The younger brother of Richard the Lionheart and at time estranged, John was pronounced heir to England on 11th March 1194, he being the youngest son of Henry II born on 24th December 1166 and at first nicknamed Lackland on the assumption he would never inherit much land. In contrast to this name and as Henry II's favourite son, John had been appointed Lord of Ireland in 1177 by the age of ten and given lands in England and on the Continent and later proclaimed King on Richard's death in 1199. John married twice but had multiple mistresses and illegitimate children. First he married Isabella Countess of Gloucester from 1189-99 ending in annulment, then Isabella Countess of Angouleme who was no older than 15 upon their marriage in 1200 who bore home five children from 1207-1215.

John called a conference of moneyers in 1205 which reformed the administration of the coinage and class 5 short cross pennies are thought to coincide with the results from this meeting, though the coins continue to be still in the name of his Father Henry.

Otherwise during this reign, King Philip II of France agreed to recognise John's possession of Angevin lands at the peace Treaty of Le Goulet in 1200. War again broke out with France in 1202 and though John achieved early victories but later due to shortages of supplies and because of his treatment of his Nobles in that area the empire in northern France collapsed by 1204. He tried to regain these lands for the next decade, was excommunicated after an argument by Pope Innocent III in 1209 not resolved until 1213, and eventually suffered defeat by Philip at the Battle of Bouvines in 1214. Upon return to England he faced rebellion from multiple nobles and barons leading to the Magna Carta peace treaty of 1215, from which neither side really complied leaving to more civil unrest and a stalemate. John died of dysentery in 1216 after campaigning in the east of England and famously losing much of his baggage train and treasure in the flooding marshes and quick sands of the Wash in East Anglia, he died within a week or two of this happening by the 19th October 1216 with his body carried south for interment at Worcester Cathedral. In the aftermath his nine year old son was proclaimed King Henry III under the protector-ship of William Marshall who resuscitated the terms of the Magna Carta in edited form from 1217 as the basis for government in the future.

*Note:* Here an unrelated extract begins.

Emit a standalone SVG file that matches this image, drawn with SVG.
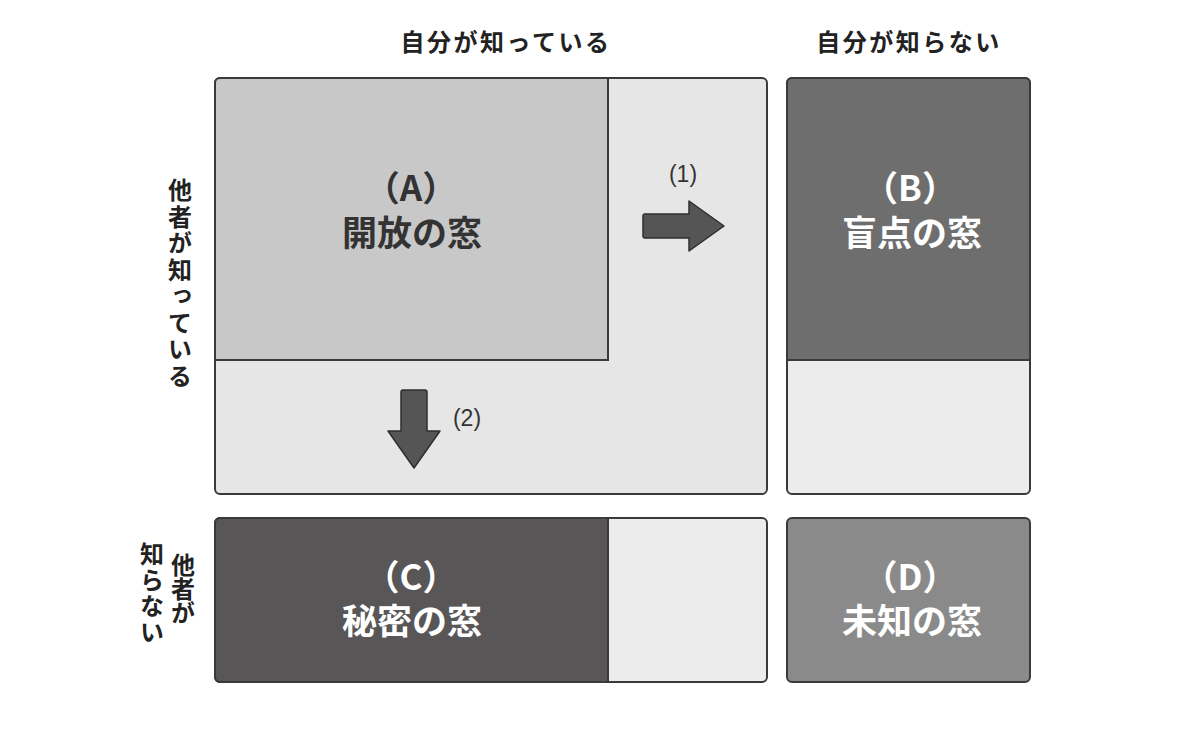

King's Lynn, Norfolk - known as Lynn at the time of these coins being minted exclusively under King John, a town on the estuary of the Great Ouse at its outflow into the wash, roughly 50 miles northwest of Norwich and recognized as an important seaport throughout 12th century. Virgil. M. Brand mentions in his 1964 article there were around 11 obverse dies in usage for all the three moneyers at the mint at the time, the moneyers were either Iohan, Nicole and Willelm. SCBI 56, 'The J. P. Mass collection' outlines the mint signature tends to present as one of the following; LE/ LEN/ LENE/ LENN/ LENNE, the chronology table shows Lynn as active for class Vb1, Vb2 and Vb3 for John, Kings Lynn or Lynn finally closed its doors during the last small output of type Vb3.